# Task directions
Copy out each line of the data holding "React".

# Recorded information
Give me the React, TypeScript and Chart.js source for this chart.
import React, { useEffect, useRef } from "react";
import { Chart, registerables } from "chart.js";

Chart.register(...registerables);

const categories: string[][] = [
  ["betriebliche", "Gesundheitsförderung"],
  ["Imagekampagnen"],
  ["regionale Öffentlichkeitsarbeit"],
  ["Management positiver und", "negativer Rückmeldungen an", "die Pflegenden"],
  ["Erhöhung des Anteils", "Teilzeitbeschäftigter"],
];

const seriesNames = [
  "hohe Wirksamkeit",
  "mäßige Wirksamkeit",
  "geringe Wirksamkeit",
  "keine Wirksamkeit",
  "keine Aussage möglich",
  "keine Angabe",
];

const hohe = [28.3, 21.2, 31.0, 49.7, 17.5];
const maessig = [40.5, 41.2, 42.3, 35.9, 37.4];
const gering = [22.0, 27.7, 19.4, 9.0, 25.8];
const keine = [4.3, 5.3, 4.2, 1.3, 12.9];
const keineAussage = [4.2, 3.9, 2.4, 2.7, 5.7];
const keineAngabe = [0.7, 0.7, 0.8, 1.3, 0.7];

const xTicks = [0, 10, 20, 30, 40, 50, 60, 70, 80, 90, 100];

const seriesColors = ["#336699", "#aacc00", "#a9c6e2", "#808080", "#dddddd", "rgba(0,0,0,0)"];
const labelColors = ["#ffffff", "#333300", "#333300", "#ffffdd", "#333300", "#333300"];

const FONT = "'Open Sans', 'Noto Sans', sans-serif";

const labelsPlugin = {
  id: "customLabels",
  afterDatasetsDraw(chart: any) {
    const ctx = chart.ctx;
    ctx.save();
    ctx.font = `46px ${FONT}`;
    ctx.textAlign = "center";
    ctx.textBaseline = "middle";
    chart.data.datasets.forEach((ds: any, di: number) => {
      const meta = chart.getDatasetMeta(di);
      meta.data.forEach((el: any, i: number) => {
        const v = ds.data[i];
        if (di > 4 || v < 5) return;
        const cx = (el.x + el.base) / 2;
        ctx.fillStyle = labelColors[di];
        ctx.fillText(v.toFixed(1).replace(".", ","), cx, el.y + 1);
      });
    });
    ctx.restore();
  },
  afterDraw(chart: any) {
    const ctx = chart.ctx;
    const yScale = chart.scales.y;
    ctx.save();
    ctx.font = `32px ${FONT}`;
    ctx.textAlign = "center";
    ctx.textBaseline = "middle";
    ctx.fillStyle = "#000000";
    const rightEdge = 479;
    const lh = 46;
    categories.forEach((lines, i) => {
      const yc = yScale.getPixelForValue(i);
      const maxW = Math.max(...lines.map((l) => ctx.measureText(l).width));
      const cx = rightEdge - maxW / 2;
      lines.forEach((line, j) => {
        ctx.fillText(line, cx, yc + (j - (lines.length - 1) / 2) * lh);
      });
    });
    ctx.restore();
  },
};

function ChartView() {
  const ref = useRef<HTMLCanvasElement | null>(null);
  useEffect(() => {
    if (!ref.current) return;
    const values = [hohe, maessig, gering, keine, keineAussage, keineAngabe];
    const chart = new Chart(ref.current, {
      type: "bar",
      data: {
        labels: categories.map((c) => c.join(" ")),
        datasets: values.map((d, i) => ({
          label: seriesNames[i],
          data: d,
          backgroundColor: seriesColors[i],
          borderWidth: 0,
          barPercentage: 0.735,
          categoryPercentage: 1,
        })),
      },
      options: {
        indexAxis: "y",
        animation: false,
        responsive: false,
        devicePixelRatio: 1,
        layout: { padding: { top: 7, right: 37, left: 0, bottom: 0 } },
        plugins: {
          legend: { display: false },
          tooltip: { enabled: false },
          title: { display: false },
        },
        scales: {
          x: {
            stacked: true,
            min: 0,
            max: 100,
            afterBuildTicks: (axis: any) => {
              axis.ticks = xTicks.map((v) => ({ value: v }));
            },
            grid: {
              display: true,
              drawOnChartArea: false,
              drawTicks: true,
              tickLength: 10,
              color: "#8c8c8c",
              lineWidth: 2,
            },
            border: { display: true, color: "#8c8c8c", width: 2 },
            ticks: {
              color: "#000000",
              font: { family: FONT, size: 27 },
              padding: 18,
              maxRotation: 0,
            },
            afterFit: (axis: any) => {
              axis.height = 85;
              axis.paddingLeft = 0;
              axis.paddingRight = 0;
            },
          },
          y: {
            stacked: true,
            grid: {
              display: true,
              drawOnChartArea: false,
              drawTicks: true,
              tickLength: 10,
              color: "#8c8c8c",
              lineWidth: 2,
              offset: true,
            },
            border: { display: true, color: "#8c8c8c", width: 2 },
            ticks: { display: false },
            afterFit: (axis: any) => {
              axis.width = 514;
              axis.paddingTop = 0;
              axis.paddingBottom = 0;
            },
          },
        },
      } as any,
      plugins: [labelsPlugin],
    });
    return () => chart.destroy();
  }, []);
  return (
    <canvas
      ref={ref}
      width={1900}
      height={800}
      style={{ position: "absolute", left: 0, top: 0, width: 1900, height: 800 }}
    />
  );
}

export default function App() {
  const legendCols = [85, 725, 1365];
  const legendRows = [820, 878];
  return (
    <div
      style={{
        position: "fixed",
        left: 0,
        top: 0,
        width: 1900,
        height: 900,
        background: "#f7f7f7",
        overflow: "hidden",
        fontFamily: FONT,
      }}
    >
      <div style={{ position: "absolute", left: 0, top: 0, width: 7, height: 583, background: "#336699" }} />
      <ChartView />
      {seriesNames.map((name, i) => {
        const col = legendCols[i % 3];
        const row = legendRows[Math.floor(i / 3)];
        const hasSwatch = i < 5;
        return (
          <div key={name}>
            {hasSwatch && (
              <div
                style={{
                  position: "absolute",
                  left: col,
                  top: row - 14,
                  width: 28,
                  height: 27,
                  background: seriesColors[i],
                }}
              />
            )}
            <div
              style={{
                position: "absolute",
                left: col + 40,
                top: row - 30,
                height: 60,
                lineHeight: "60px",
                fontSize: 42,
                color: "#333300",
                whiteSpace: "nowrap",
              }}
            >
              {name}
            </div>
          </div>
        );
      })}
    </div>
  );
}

# Reply to the task
Give me the React, TypeScript and Chart.js source for this chart.
import React, { useEffect, useRef } from "react";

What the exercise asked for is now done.